I took over care of a Japanese red pine in December of 2017 from a very good friend who had had the tree for many years. It is an old Koreshoff pine that was grown from seed planted in 1951. I have come across quite a few 1951 Koreshoff pines with a number living in Canberra at the National Collection.
More than a metre wide, the tree had been only mildly styled using guy wires to position branches to resemble the design from years ago. It was allowed to grow untouched, missing the decandle in early summer, to build strength. In late summer 2018 (February) I pruned it. As you can see in the photo before the workshop the tree had few interior branches to work, with foliage only at the tips. There were a lot of buds that you can’t see in the photo, resulting from the February prune.
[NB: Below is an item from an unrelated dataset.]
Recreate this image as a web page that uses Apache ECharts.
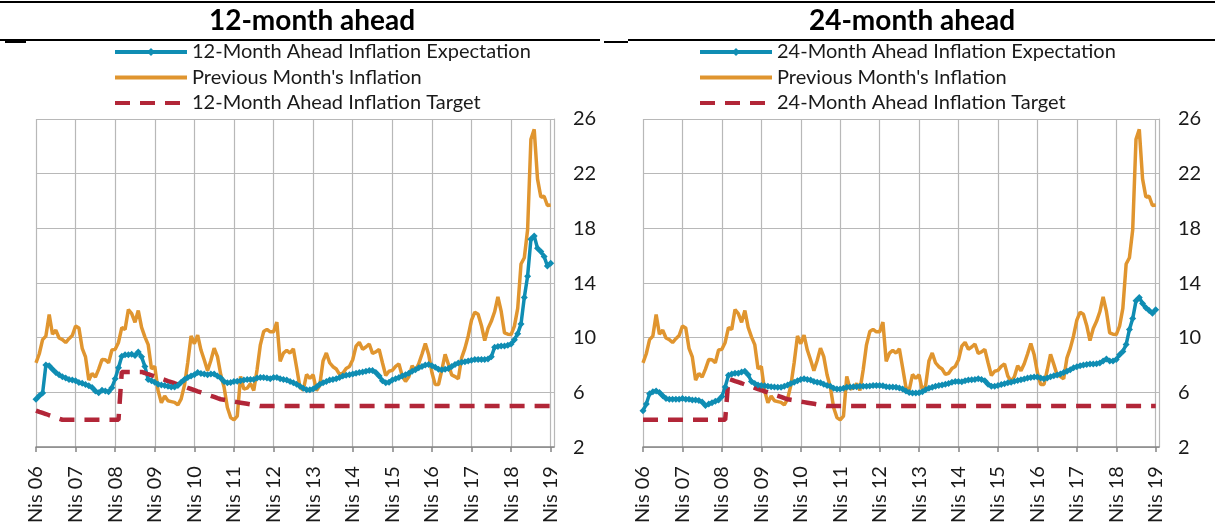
<!DOCTYPE html>
<html>
<head>
<meta charset="utf-8">
<title>Inflation expectations</title>
<script src="https://cdn.jsdelivr.net/npm/echarts@6/dist/echarts.min.js"></script>
<style>
html, body { margin: 0; padding: 0; background: #fff; }
#chart { width: 1215px; height: 526px; }
</style>
</head>
<body>
<div id="chart"></div>
<script>
// ay isimleri (kategori etiketleri)
var monthNames = ['Oca', 'Şub', 'Mar', 'Nis', 'May', 'Haz', 'Tem', 'Ağu', 'Eyl', 'Eki', 'Kas', 'Ara'];

// Nis 06 .. May 19 (last month left empty, like the source axis)
var categories = [];
for (var i = 0; i < 158; i++) {
    var m = (3 + i) % 12;
    var y = 6 + Math.floor((3 + i) / 12);
    categories.push(monthNames[m] + ' ' + (y < 10 ? '0' + y : y));
}

// previous month's annual CPI inflation (Nis 06 .. Nis 19)
var prevInflation = [
    8.16, 8.83, 9.86, 10.12, 11.69, 10.26, 10.55, 9.98, 9.86, 9.65,
    9.93, 10.16, 10.86, 10.72, 9.23, 8.60, 6.90, 7.39, 7.12, 7.70, 8.40, 8.39,
    8.17, 9.10, 9.15, 9.66, 10.74, 10.61, 12.06, 11.77, 11.13, 11.99, 10.76, 10.06,
    9.50, 7.73, 7.89, 6.13, 5.24, 5.73, 5.39, 5.33, 5.27, 5.08, 5.53, 6.53,
    8.19, 10.13, 9.56, 10.19, 9.10, 8.37, 7.58, 8.33, 9.24, 8.62, 7.29, 6.40,
    4.90, 4.16, 3.99, 4.26, 7.17, 6.24, 6.31, 6.65, 6.15, 7.66, 9.48, 10.45,
    10.61, 10.43, 10.43, 11.14, 8.28, 8.87, 9.07, 8.88, 9.19, 7.80, 6.37, 6.16,
    7.31, 7.03, 7.29, 6.13, 6.51, 8.30, 8.88, 8.17, 7.88, 7.71, 7.32, 7.40,
    7.75, 7.89, 8.39, 9.38, 9.66, 9.16, 9.32, 9.54, 8.86, 8.96, 9.15, 8.17,
    7.24, 7.55, 7.61, 7.91, 8.09, 7.20, 6.81, 7.14, 7.95, 7.58, 8.10, 8.81,
    9.58, 8.78, 7.46, 6.57, 6.58, 7.64, 8.79, 8.05, 7.28, 7.16, 7.00, 8.53,
    9.22, 10.13, 11.29, 11.87, 11.72, 10.90, 9.79, 10.68, 11.20, 11.90, 12.98, 11.92,
    10.35, 10.26, 10.23, 10.85, 12.15, 15.39, 15.85, 17.90, 24.52, 25.24, 21.62, 20.30,
    20.35, 19.67, 19.71
];

// 12-month ahead expectation
var exp12 = [
    5.5, 5.75, 5.95, 8.0, 7.95, 7.7, 7.45, 7.3, 7.15, 7.05, 6.95, 6.9,
    6.85, 6.72, 6.67, 6.57, 6.48, 6.36, 6.1, 5.98, 6.15, 6.1, 6.05, 6.35,
    7.0, 7.8, 8.65, 8.75, 8.75, 8.8, 8.7, 8.95, 8.6, 7.9, 6.95, 6.85,
    6.75, 6.6, 6.55, 6.5, 6.45, 6.4, 6.4, 6.5, 6.75, 6.95, 7.1, 7.2,
    7.3, 7.45, 7.38, 7.35, 7.3, 7.35, 7.35, 7.2, 7.05, 6.8, 6.7, 6.72,
    6.8, 6.82, 6.85, 6.9, 6.95, 6.95, 6.95, 7.05, 7.1, 7.1, 7.05, 7.0,
    7.1, 7.1, 7.0, 6.95, 6.9, 6.8, 6.7, 6.6, 6.45, 6.3, 6.2, 6.2,
    6.25, 6.4, 6.6, 6.7, 6.8, 6.9, 6.95, 7.0, 7.1, 7.2, 7.25, 7.3,
    7.35, 7.4, 7.45, 7.5, 7.55, 7.6, 7.6, 7.45, 7.2, 6.85, 6.7, 6.75,
    6.9, 7.0, 7.1, 7.2, 7.3, 7.4, 7.55, 7.65, 7.8, 7.9, 8.0, 8.05,
    7.95, 7.85, 7.7, 7.65, 7.7, 7.75, 7.9, 8.05, 8.15, 8.2, 8.25, 8.3,
    8.35, 8.4, 8.4, 8.4, 8.4, 8.45, 8.6, 9.3, 9.35, 9.4, 9.4, 9.45,
    9.55, 9.85, 10.3, 11.0, 12.95, 14.5, 17.2, 17.45, 16.55, 16.3, 15.95, 15.25,
    15.45
];

// 24-month ahead expectation
var exp24 = [
    4.65, 5.15, 5.9, 6.05, 6.1, 6.0, 5.75, 5.55, 5.5, 5.5, 5.5, 5.5,
    5.55, 5.5, 5.5, 5.45, 5.45, 5.4, 5.3, 5.05, 5.15, 5.25, 5.35, 5.45,
    5.7, 6.4, 7.25, 7.35, 7.4, 7.4, 7.5, 7.55, 7.3, 6.8, 6.65, 6.55,
    6.5, 6.48, 6.45, 6.42, 6.4, 6.38, 6.38, 6.45, 6.55, 6.65, 6.75, 6.85,
    6.95, 7.0, 6.95, 6.9, 6.8, 6.75, 6.7, 6.6, 6.5, 6.45, 6.3, 6.25,
    6.25, 6.3, 6.38, 6.4, 6.42, 6.42, 6.45, 6.45, 6.45, 6.47, 6.5, 6.5,
    6.5, 6.48, 6.42, 6.4, 6.4, 6.38, 6.32, 6.25, 6.1, 6.0, 5.95, 5.95,
    5.97, 6.05, 6.2, 6.3, 6.38, 6.45, 6.5, 6.55, 6.6, 6.65, 6.75, 6.8,
    6.8, 6.78, 6.85, 6.9, 6.92, 6.95, 7.0, 6.95, 6.85, 6.6, 6.45, 6.45,
    6.5, 6.58, 6.63, 6.7, 6.75, 6.82, 6.88, 6.92, 6.98, 7.05, 7.1, 7.12,
    7.12, 7.05, 7.0, 7.05, 7.15, 7.22, 7.28, 7.35, 7.45, 7.55, 7.65, 7.8,
    7.88, 7.95, 8.0, 8.05, 8.08, 8.08, 8.1, 8.15, 8.3, 8.45, 8.3, 8.3,
    8.4, 8.75, 9.0, 9.5, 10.6, 11.4, 12.7, 12.95, 12.5, 12.2, 12.0, 11.8,
    12.05
];

// 12-month ahead target
var target12 = [
    4.67, 4.58, 4.5, 4.42, 4.33, 4.25, 4.17, 4.08, 4.0,
    4, 4, 4, 4, 4, 4, 4, 4, 4, 4, 4, 4,
    4, 4, 4, 4, 4, 7.5, 7.5, 7.5, 7.5, 7.5, 7.5, 7.5,
    7.42, 7.33, 7.25, 7.17, 7.08, 7.0, 6.92, 6.83, 6.75, 6.67, 6.58, 6.5,
    6.42, 6.33, 6.25, 6.17, 6.08, 6.0, 5.92, 5.83, 5.75, 5.67, 5.58, 5.5,
    5.46, 5.42, 5.38, 5.33, 5.29, 5.25, 5.21, 5.17, 5.13, 5.08, 5.04, 5.0,
    5, 5, 5, 5, 5, 5, 5, 5, 5, 5, 5, 5,
    5, 5, 5, 5, 5, 5, 5, 5, 5, 5, 5, 5,
    5, 5, 5, 5, 5, 5, 5, 5, 5, 5, 5, 5,
    5, 5, 5, 5, 5, 5, 5, 5, 5, 5, 5, 5,
    5, 5, 5, 5, 5, 5, 5, 5, 5, 5, 5, 5,
    5, 5, 5, 5, 5, 5, 5, 5, 5, 5, 5, 5,
    5, 5, 5, 5, 5, 5, 5, 5, 5, 5, 5, 5,
    5, 5, 5, 5
];

// 24-month ahead target
var target24 = [
    4, 4, 4, 4, 4, 4, 4, 4, 4,
    4, 4, 4, 4, 4, 4, 4, 4, 4, 4, 4, 4,
    4, 4, 4, 4, 4, 7.0, 6.92, 6.83, 6.75, 6.67, 6.58, 6.5,
    6.42, 6.33, 6.25, 6.17, 6.08, 6.0, 5.92, 5.83, 5.75, 5.67, 5.58, 5.5,
    5.46, 5.42, 5.38, 5.33, 5.29, 5.25, 5.21, 5.17, 5.13, 5.08, 5.04, 5.0,
    5, 5, 5, 5, 5, 5, 5, 5, 5, 5, 5, 5,
    5, 5, 5, 5, 5, 5, 5, 5, 5, 5, 5, 5,
    5, 5, 5, 5, 5, 5, 5, 5, 5, 5, 5, 5,
    5, 5, 5, 5, 5, 5, 5, 5, 5, 5, 5, 5,
    5, 5, 5, 5, 5, 5, 5, 5, 5, 5, 5, 5,
    5, 5, 5, 5, 5, 5, 5, 5, 5, 5, 5, 5,
    5, 5, 5, 5, 5, 5, 5, 5, 5, 5, 5, 5,
    5, 5, 5, 5, 5, 5, 5, 5, 5, 5, 5, 5,
    5, 5, 5, 5
];

var yTicks = { min: 2, max: 26, interval: 4 };

var BLUE = '#0f8db3';
var ORANGE = '#e0952f';
var RED = '#b22638';
var GRID = '#b8b8b8';
var FONT = 'Lato';
var TEXT = '#1a1a1a';

var myChart = echarts.init(document.getElementById('chart'));
init();

function init() {
    var option = {
        animation: false,
        backgroundColor: '#fff',
        textStyle: { fontFamily: FONT },
        grid: [
            { left: 36, top: 119, width: 518, height: 333 },
            { left: 643, top: 119, width: 516, height: 333 }
        ],
        legend: [buildLegend(113, '12'), buildLegend(698, '24')],
        xAxis: [buildXAxis(0), buildXAxis(1)],
        yAxis: [buildYAxis(0), buildYAxis(1)],
        series: buildSeries(0, '12', exp12, target12).concat(buildSeries(1, '24', exp24, target24)),
        graphic: buildHeader()
    };
    myChart.setOption(option);
}

// panel titles and the black rules
function buildHeader() {
    var rule = function (x1, y1, x2, y2, w) {
        return { type: 'line', shape: { x1: x1, y1: y1, x2: x2, y2: y2 }, style: { stroke: '#000', lineWidth: w } };
    };
    return [
        rule(0, 2, 1215, 2, 2),
        rule(0, 40, 600, 40, 2),
        rule(5, 42, 26, 42, 2),
        rule(628, 40, 1215, 40, 2),
        rule(604, 42, 628, 42, 2),
        { type: 'text', x: 312, y: 7, style: { text: '12-month ahead', font: 'bold 28px ' + FONT, fill: '#000', align: 'center', verticalAlign: 'top' } },
        { type: 'text', x: 912, y: 7, style: { text: '24-month ahead', font: 'bold 28px ' + FONT, fill: '#000', align: 'center', verticalAlign: 'top' } }
    ];
}

function buildLegend(left, h) {
    return {
        orient: 'vertical',
        left: left,
        top: 41,
        itemWidth: 72,
        itemHeight: 10,
        itemGap: 3.5,
        padding: 0,
        lineStyle: { width: 4 },
        textStyle: { fontSize: 20, color: TEXT, fontFamily: FONT, lineHeight: 22 },
        data: [
            { name: h + '-Month Ahead Inflation Expectation' },
            { name: "Previous Month's Inflation", itemStyle: { opacity: 0 } },
            { name: h + '-Month Ahead Inflation Target', itemStyle: { opacity: 0 } }
        ]
    };
}

function buildXAxis(idx) {
    return {
        gridIndex: idx,
        type: 'category',
        data: categories,
        boundaryGap: false,
        axisLine: { lineStyle: { color: '#858585', width: 1.5 } },
        axisTick: { interval: 11, length: 5, lineStyle: { color: '#858585', width: 1.5 } },
        axisLabel: { interval: 11, rotate: 90, margin: 19, fontSize: 20, color: TEXT, fontFamily: FONT },
        splitLine: { show: true, interval: 11, lineStyle: { color: GRID, width: 1.2 } }
    };
}

function buildYAxis(idx) {
    return {
        gridIndex: idx,
        type: 'value',
        position: 'right',
        min: yTicks.min,
        max: yTicks.max,
        interval: yTicks.interval,
        axisLine: { show: true, lineStyle: { color: GRID, width: 1.2 } },
        axisTick: { show: false },
        axisLabel: { margin: 19, fontSize: 20, color: TEXT, fontFamily: FONT },
        splitLine: { show: true, lineStyle: { color: GRID, width: 1.2 } }
    };
}

function buildSeries(idx, h, exp, target) {
    return [
        {
            name: h + '-Month Ahead Inflation Expectation',
            type: 'line',
            xAxisIndex: idx,
            yAxisIndex: idx,
            data: exp,
            symbol: 'diamond',
            symbolSize: 7,
            showAllSymbol: true,
            lineStyle: { width: 3.5, color: BLUE },
            itemStyle: { color: BLUE }
        },
        {
            name: "Previous Month's Inflation",
            type: 'line',
            xAxisIndex: idx,
            yAxisIndex: idx,
            data: prevInflation,
            symbol: 'none',
            lineStyle: { width: 3.5, color: ORANGE },
            itemStyle: { color: ORANGE }
        },
        {
            name: h + '-Month Ahead Inflation Target',
            type: 'line',
            xAxisIndex: idx,
            yAxisIndex: idx,
            data: target,
            symbol: 'none',
            lineStyle: { width: 4.5, type: [15, 10], color: RED },
            itemStyle: { color: RED }
        }
    ];
}
</script>
</body>
</html>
I was fortunate to be nominated for a workshop at ’Bonsai Week’ in Canberra, held at the National Arboretum. Carlos van der Vaart, from Holland, was the visiting international artist. We came up with a plan and designed the tree and set to a few hours of raffia, wiring and bending. At one stage there were four of us wiring to get the tree done. The result was very good with a clear path moving forward.
The tree was allowed to recover for the remainder of 2018 and all of 2019 until decandling in December. The tree powered on after this until April of 2020 when I completely removed the wire, shoot selected and needle plucked.
In December 2020, the tree was decandled and needles plucked again and then in late July of this year, around two months behind schedule, it was brought into the studio for shoot selection, needle plucking and another round of wiring. Fourteen hours of work later and the tree was ready for repotting.
Repotting was interesting. This is a big tree and very heavy. It was still in the standard Koreshoff mix which is mostly blue metal. After removing the tree from the pot, the root mass wasn’t as healthy as I had hoped due to an ants’ nest. The lack of strong roots forced me to change my pot choice. Besides I realised that the chosen pot was too small. There’s nothing quite like having a 70 year old tree out of the pot and then realising it won’t fit in the new one! Another pot was chosen which is too big but will suffice. Of course, I needed an in-between size! Nonetheless, it does have a charm in the handmade Vietnamese pot, even if it is a little big. As this is a more traditionally shaped tree I will be looking for a Japanese pot in the future.
To aid it the root recovery I increased particle size and reduced the akadama ratio slightly, to increase the oxygen rate of the mix (substitute pine bark for akadama in an organic mix or just add more gravel). This will mean more watering to maintain moisture but a faster oxygen exchange will assist in the rebuilding of a strong and vigorous root system.
It has candled strongly post repot and is displaying a deep lustre to the needles. There are over 300 candles on the tree, and looking back at the photo from 2018, the tree has come a long way in only three years. The next job is to start fertilising and allow the tree to flush out, rebuilding the roots and energy. I look forward to the continued refinement of this magnificent tree.